August 10, 2016

UNC Study Shows Enormity of Abortion’s Impact on Public Health, Minorities

Public health statistics do not, as a rule, take account of the unborn lives lost to abortion when calculating mortality. A team of researchers from the University of North Carolina has challenged this omission and published a paper examining just how much the correction of this omission would change our perceptions of America’s most preventable health crises.

The consequences are enormous, across the board, but the impact is absolutely devastating on black and Hispanic communities. When one considers not only the lives, but the years lost, the loss is staggering.

The paper, “Induced Abortion, Mortality, and the Conduct of Science” was written by James Studnicki, Sharon J. Mackinnon, and John W. Fisher and was published in the June 2016 online edition of the Open Journal of Preventive Medicine.

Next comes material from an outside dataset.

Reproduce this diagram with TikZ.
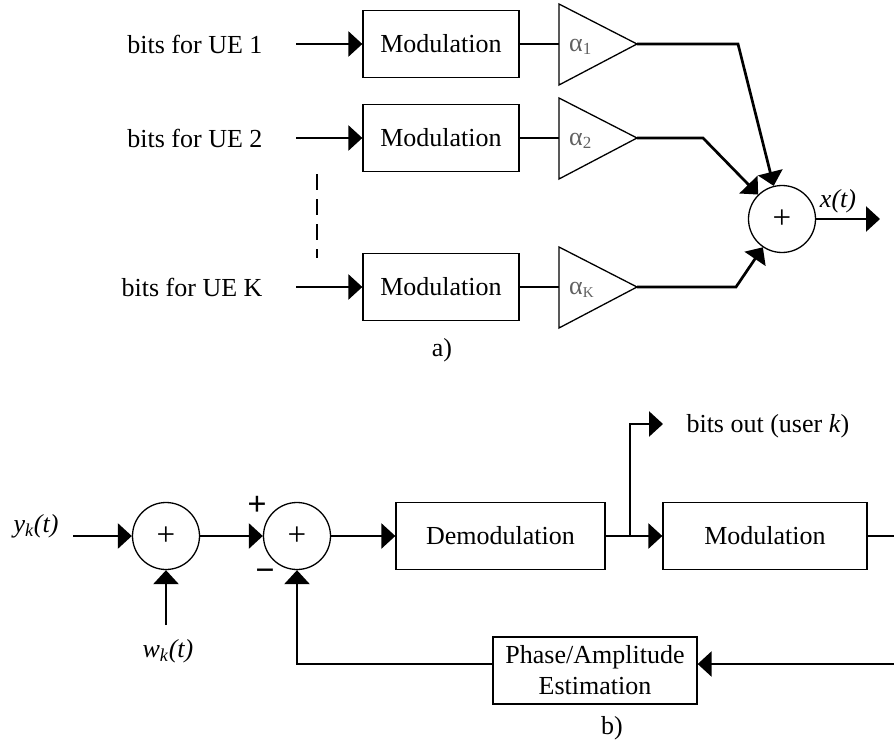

It starts with a statement both bold and obvious: “There is no credible scientific opposition to the fact that a new genetically distinct human organism begins with fertilization and that, simply stated, human life begins at conception.” The authors then affirm that, barring natural fetal losses (e.g., miscarriage), “conception usually results in a live birth.”

Given that, the authors draw the logical conclusion that abortion results in a human death.

Despite this undeniable truth, these deaths are not counted in the nation’s mortality statistics. When added back in, some astounding conclusions are revealed.